It is required that the lines from the top of the listing through the line with "plt.rcParams['axes.unicode_minus'] = False" be reproduced exactly, excluding pictures.

▶ [Information provided]
########

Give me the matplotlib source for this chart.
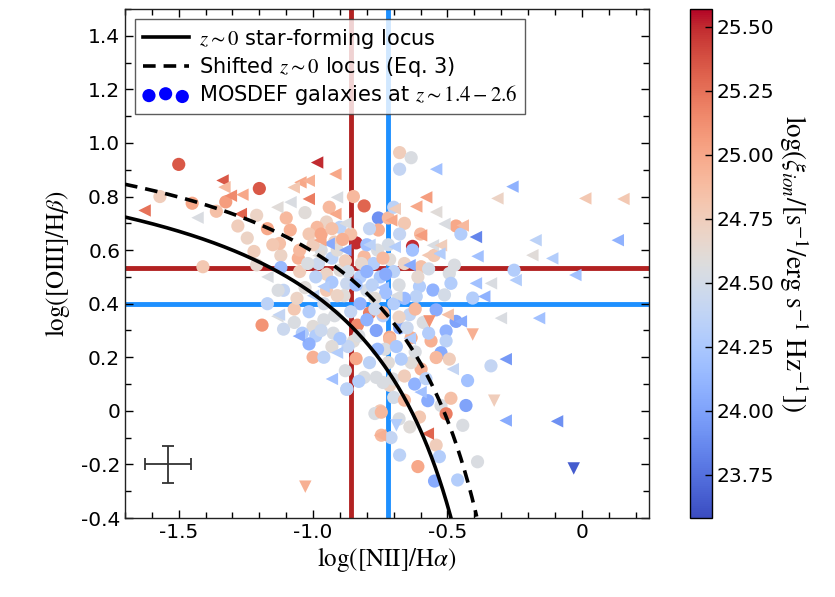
import numpy as np
import matplotlib
matplotlib.use('Agg')
import matplotlib.pyplot as plt
from matplotlib.ticker import MultipleLocator, FuncFormatter

plt.rcParams['mathtext.fontset'] = 'stix'
plt.rcParams['font.family'] = ['DejaVu Sans']
plt.rcParams['axes.unicode_minus'] = False

# detections: log([NII]/Ha), log([OIII]/Hb), log(xi_ion)
circ_x = [-1.50, -1.20, -1.57, -1.45, -1.325, -1.36, -1.21, -1.17, -1.085, -1.245,
          -1.22, -1.12, -1.055, -1.125, -0.95, -0.985, -1.015, -0.90, -0.85, -0.81,
          -0.757, -0.757, -0.84, -0.81, -0.775, -0.715, -1.41, -1.21, -1.12, -1.11,
          -0.90, -0.95, -0.875, -0.825, -0.80, -0.75, -0.885, -0.825, -1.19, -1.07,
          -1.015, -1.0, -0.92, -0.835, -0.79, -0.74, -1.11, -0.96, -0.925, -0.99,
          -1.015, -1.0, -0.96, -0.875, -0.84, -0.85, -0.765, -0.715, -0.81, -0.765,
          -0.715, -0.75, -0.77, -0.678, -0.635, -0.678, -0.66, -0.468, -0.45, -0.678,
          -0.63, -0.63, -0.474, -0.598, -0.252, -0.493, -0.487, -0.554, -0.604, -0.616,
          -0.511, -0.406, -0.542, -0.468, -0.505, -0.635, -0.561, -0.505, -0.715, -0.678,
          -0.74, -0.641, -0.524, -0.493, -0.542, -0.598, -0.635, -0.672, -0.733, -0.338,
          -0.622, -0.425, -0.703, -0.74, -0.573, -0.524, -0.487, -0.431, -0.505, -0.604,
          -0.746, -0.443, -0.746, -0.542, -0.678, -0.53, -0.61, -0.388, -0.548, -0.462,
          -0.874, -0.97, -0.93, -0.88, -0.86, -0.79, -0.72, -0.70, -0.68, -0.73,
          -0.77, -0.86, -0.95, -1.03, -1.05, -0.98, -0.66, -0.70, -0.66, -0.61,
          -0.57, -0.55, -0.60, -0.72, -0.70, -0.80, -0.92, -0.94,
          -1.05, -1.00, -0.97, -0.93, -0.91, -0.89, -1.02, -0.99, -0.96, -0.93,
          -0.91, -0.87, -0.84, -0.82, -0.80, -0.78, -0.76, -0.74, -0.73, -0.77,
          -0.80, -0.83, -0.87, -0.90, -0.93, -0.97, -1.04, -1.07, -0.88, -0.83,
          -0.79, -0.76, -0.72, -0.69, -0.68, -0.65, -0.62, -0.59, -0.57, -0.66,
          -0.62, -0.58, -0.70, -0.66, -0.64, -0.71, -0.68, -1.13, -1.17, -1.06,
          -1.15, -1.28, -1.10, -1.03]
circ_y = [0.92, 0.83, 0.80, 0.775, 0.78, 0.745, 0.73, 0.68, 0.675, 0.645,
          0.595, 0.58, 0.57, 0.625, 0.705, 0.685, 0.66, 0.685, 0.80, 0.765,
          0.72, 0.675, 0.627, 0.575, 0.55, 0.565, 0.538, 0.545, 0.535, 0.45,
          0.525, 0.51, 0.475, 0.50, 0.45, 0.50, 0.43, 0.40, 0.32, 0.38,
          0.37, 0.315, 0.355, 0.32, 0.365, 0.355, 0.305, 0.34, 0.29, 0.28,
          0.25, 0.20, 0.20, 0.08, 0.195, 0.26, 0.30, 0.275, 0.125, 0.125,
          0.095, 0.0, -0.01, 0.964, 0.945, 0.902, 0.70, 0.69, 0.66, 0.66,
          0.614, 0.60, 0.544, 0.538, 0.525, 0.513, 0.476, 0.451, 0.464, 0.427,
          0.433, 0.421, 0.377, 0.334, 0.298, 0.273, 0.261, 0.261, 0.267, 0.31,
          0.366, 0.359, 0.217, 0.193, 0.199, 0.156, 0.18, 0.193, 0.23, 0.168,
          0.10, 0.113, 0.119, 0.106, 0.038, 0.02, 0.047, 0.02, -0.011, -0.023,
          -0.005, -0.054, -0.091, -0.128, -0.165, -0.171, -0.208, -0.19, -0.262, -0.258,
          0.082, 0.60, 0.57, 0.56, 0.66, 0.68, 0.62, 0.52, 0.47, 0.44,
          0.42, 0.37, 0.45, 0.46, 0.52, 0.55, 0.55, 0.40, 0.42, 0.50,
          0.53, 0.58, 0.66, 0.72, 0.76, 0.62, 0.63, 0.76,
          0.60, 0.62, 0.66, 0.68, 0.60, 0.64, 0.55, 0.50, 0.40, 0.48,
          0.43, 0.52, 0.47, 0.55, 0.52, 0.47, 0.60, 0.57, 0.51, 0.38,
          0.34, 0.28, 0.24, 0.27, 0.24, 0.30, 0.29, 0.33, 0.15, 0.11,
          0.18, 0.23, 0.18, 0.24, 0.35, 0.31, 0.38, 0.33, 0.29, 0.13,
          0.22, 0.12, 0.05, 0.04, -0.06, -0.10, -0.03, 0.45, 0.40, 0.42,
          0.62, 0.69, 0.72, 0.74]
circ_c = [25.35, 25.35, 24.75, 25.0, 25.05, 24.85, 24.7, 25.0, 24.95, 24.7,
          24.75, 24.7, 24.95, 24.85, 24.7, 24.9, 24.8, 24.35, 24.9, 25.3,
          23.9, 24.95, 25.5, 24.9, 24.3, 24.6, 24.8, 24.65, 24.15, 24.4,
          24.6, 24.7, 24.45, 24.3, 24.5, 24.25, 24.6, 24.1, 25.1, 24.8,
          24.3, 24.6, 24.55, 25.15, 25.2, 24.3, 24.45, 24.55, 24.55, 24.3,
          24.1, 24.95, 24.35, 24.4, 25.0, 24.6, 24.0, 25.0, 24.55, 24.55,
          24.7, 24.8, 24.55, 24.75, 24.55, 24.4, 24.8, 25.0, 24.3, 24.4,
          25.5, 24.2, 24.55, 24.85, 24.3, 24.55, 24.3, 24.1, 24.3, 24.35,
          24.5, 24.3, 24.05, 24.0, 24.1, 24.95, 24.95, 24.35, 24.9, 24.05,
          24.9, 24.4, 24.05, 24.75, 24.9, 24.95, 24.6, 24.3, 24.55, 24.4,
          24.1, 24.2, 24.55, 24.55, 24.05, 24.55, 24.85, 24.0, 25.2, 24.8,
          24.9, 24.55, 24.9, 24.75, 24.35, 24.3, 25.0, 24.55, 24.05, 24.3,
          24.35, 24.55, 24.35, 24.75, 24.85, 24.4, 24.5, 24.35, 24.55, 24.2,
          24.6, 24.4, 24.8, 24.6, 24.75, 24.45, 24.7, 24.3, 24.15, 24.65,
          24.5, 24.8, 24.9, 24.9, 24.35, 24.2, 24.75, 24.9,
          24.9, 24.75, 25.0, 24.85, 24.6, 24.95, 24.55, 24.35, 24.5, 24.25,
          24.7, 24.5, 24.2, 24.65, 24.1, 24.35, 24.55, 24.9, 24.05, 24.45,
          24.1, 24.55, 24.4, 24.25, 24.6, 24.45, 24.3, 24.55, 24.55, 24.3,
          24.35, 24.15, 24.6, 24.25, 24.7, 24.45, 24.9, 24.55, 24.3, 24.75,
          24.55, 24.35, 24.5, 24.9, 24.6, 24.4, 24.55, 24.55, 24.35, 24.7,
          24.8, 24.75, 24.9, 24.6]

# upper limits in [NII]
lim_x = [-0.985, -0.917, -1.337, -1.33, -1.047, -1.016, -1.072, -1.306, -1.263, -1.016,
         -1.084, -1.43, -1.627, -1.269, -1.133, -0.911, -0.942, -0.88, -0.973, -0.917,
         -1.17, -0.961, -1.133, -0.542, -0.258, -0.314, 0.013, 0.155, -0.579, -0.616,
         -0.696, -0.542, -0.709, -0.511, -0.443, -0.394, -0.598, -0.172, 0.134, -0.554,
         -0.524, -0.53, -0.573, -0.388, -0.184, -0.11, -0.696, -0.024, -0.641, -0.394,
         -0.338, -0.246, -0.363, -0.499, -0.301, -0.159, -0.45, -0.283, -0.48, -0.283,
         -0.092, -0.573, -1.127, -1.053, -0.911, -0.93, -0.751,
         -0.98, -0.88, -0.79, -0.74, -1.0, -0.69, -0.64, -0.60]
lim_y = [0.927, 0.884, 0.86, 0.835, 0.853, 0.859, 0.834, 0.803, 0.807, 0.791,
         0.779, 0.721, 0.748, 0.735, 0.76, 0.797, 0.624, 0.60, 0.637, 0.735,
         0.50, 0.464, 0.353, 0.902, 0.837, 0.793, 0.793, 0.791, 0.797, 0.763,
         0.754, 0.742, 0.711, 0.698, 0.692, 0.649, 0.655, 0.637, 0.637, 0.618,
         0.618, 0.587, 0.581, 0.577, 0.581, 0.569, 0.612, 0.507, 0.544, 0.476,
         0.476, 0.488, 0.427, 0.359, 0.346, 0.346, 0.334, 0.193, 0.156, -0.036,
         -0.039, -0.085, 0.359, 0.279, 0.217, 0.119, -0.091,
         0.58, 0.70, 0.62, 0.46, 0.43, 0.43, 0.27, 0.07]
lim_c = [25.5, 25.0, 25.35, 24.9, 25.0, 24.95, 24.8, 25.15, 25.0, 25.2,
         24.55, 24.55, 25.25, 25.3, 24.6, 24.55, 24.05, 24.0, 25.0, 25.0,
         24.55, 24.3, 24.55, 24.2, 24.1, 24.7, 24.8, 24.8, 25.05, 25.0,
         24.75, 24.6, 25.0, 24.55, 24.9, 23.85, 25.05, 24.35, 24.1, 24.55,
         24.75, 24.3, 24.8, 24.2, 24.6, 24.3, 24.3, 24.2, 24.05, 24.2,
         24.55, 24.3, 24.1, 24.85, 24.55, 24.2, 24.05, 23.95, 24.4, 24.05,
         23.9, 25.3, 24.4, 24.05, 24.3, 24.2, 24.95,
         24.6, 24.55, 24.35, 24.2, 24.35, 24.55, 24.3, 24.2]

# upper limits in [OIII]
dlim_x = [-0.567, -0.406, -0.326, -0.69, -0.03, -1.029]
dlim_y = [0.334, 0.285, 0.038, -0.054, -0.215, -0.283]
dlim_c = [25.1, 24.95, 24.75, 24.3, 23.65, 24.95]

# median lines
x_red, y_red = -0.86, 0.535
x_blue, y_blue = -0.72, 0.40

vmin, vmax = 23.58, 25.57

fig = plt.figure(figsize=(8.35, 5.97), dpi=100)
ax = fig.add_axes([0.1497, 0.1323, 0.6275, 0.8526])
cax = fig.add_axes([0.826, 0.1323, 0.0265, 0.8526])

ax.axhline(y_red, color='#b22222', lw=3.5, zorder=1)
ax.axvline(x_red, color='#b22222', lw=3.5, zorder=1)
ax.axhline(y_blue, color='#1e90ff', lw=3.5, zorder=1)
ax.axvline(x_blue, color='#1e90ff', lw=3.5, zorder=1)

kw = dict(cmap='coolwarm', vmin=vmin, vmax=vmax, edgecolors='none', zorder=3)
sc = ax.scatter(circ_x, circ_y, c=circ_c, marker='o', s=90, **kw)
ax.scatter(lim_x, lim_y, c=lim_c, marker='<', s=80, **kw)
ax.scatter(dlim_x, dlim_y, c=dlim_c, marker='v', s=80, **kw)

# z~0 locus and the shifted locus
xx = np.linspace(-1.7, -0.3, 400)
y0 = 0.61 / (xx + 0.08) + 1.1
y1 = 0.594 / (xx + 0.0185) + 1.199
ax.plot(xx[xx < -0.485], y0[xx < -0.485], 'k-', lw=2.6, zorder=4,
        label=r'$z\sim0$ star-forming locus')
ax.plot(xx[xx < -0.388], y1[xx < -0.388], 'k--', lw=2.6, dashes=(3.5, 2.2), zorder=4,
        label=r'Shifted $z\sim0$ locus (Eq. 3)')
ax.scatter([], [], c='blue', s=90, edgecolors='none', label=r'MOSDEF galaxies at $z\sim1.4-2.6$')

ax.errorbar([-1.54], [-0.2], xerr=[0.085], yerr=[0.07], color='#333333', lw=1.3,
            capsize=4.5, capthick=1.3, zorder=5)

ax.set_xlim(-1.7, 0.25)
ax.set_ylim(-0.4, 1.5)
ax.xaxis.set_major_locator(MultipleLocator(0.5))
ax.xaxis.set_minor_locator(MultipleLocator(0.1))
ax.yaxis.set_major_locator(MultipleLocator(0.2))
ax.yaxis.set_minor_locator(MultipleLocator(0.1))
fmt = FuncFormatter(lambda v, p: '0' if abs(v) < 1e-9 else '%.1f' % v)
ax.xaxis.set_major_formatter(fmt)
ax.yaxis.set_major_formatter(fmt)
ax.tick_params(which='both', direction='in', top=True, right=True, labelsize=14.5, width=1)
ax.tick_params(which='major', length=6)
ax.tick_params(which='minor', length=4)
for s in ax.spines.values():
    s.set_linewidth(1.0)
    s.set_color('#222222')

ax.set_xlabel(r'$\log([\mathrm{NII}]/\mathrm{H}\alpha)$', fontsize=18, labelpad=2)
ax.set_ylabel(r'$\log([\mathrm{OIII}]/\mathrm{H}\beta)$', fontsize=18, labelpad=6)

leg = ax.legend(loc='upper left', fontsize=15, scatterpoints=3, handlelength=2.2,
                fancybox=False, framealpha=0.8, edgecolor='#333333',
                borderaxespad=0.5, handletextpad=0.5, labelspacing=0.2,
                borderpad=0.35)
leg.get_frame().set_linewidth(1.0)

cb = fig.colorbar(sc, cax=cax)
cb.set_ticks([23.75, 24.0, 24.25, 24.5, 24.75, 25.0, 25.25, 25.5])
cb.ax.yaxis.set_major_formatter(FuncFormatter(lambda v, p: '%.2f' % v))
cb.ax.tick_params(direction='in', labelsize=14.5, length=5, width=1)
cb.outline.set_linewidth(1.0)
cb.set_label(r'$\log(\xi_{ion}/[\mathrm{s}^{-1}/\mathrm{erg\ s}^{-1}\ \mathrm{Hz}^{-1}])$',
             fontsize=19.5, rotation=270, labelpad=26)

fig.savefig('out.png', dpi=100)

########

▶ [Solution]
Give me the matplotlib source for this chart.
import numpy as np
import matplotlib
matplotlib.use('Agg')
import matplotlib.pyplot as plt
from matplotlib.ticker import MultipleLocator, FuncFormatter

plt.rcParams['mathtext.fontset'] = 'stix'
plt.rcParams['font.family'] = ['DejaVu Sans']
plt.rcParams['axes.unicode_minus'] = False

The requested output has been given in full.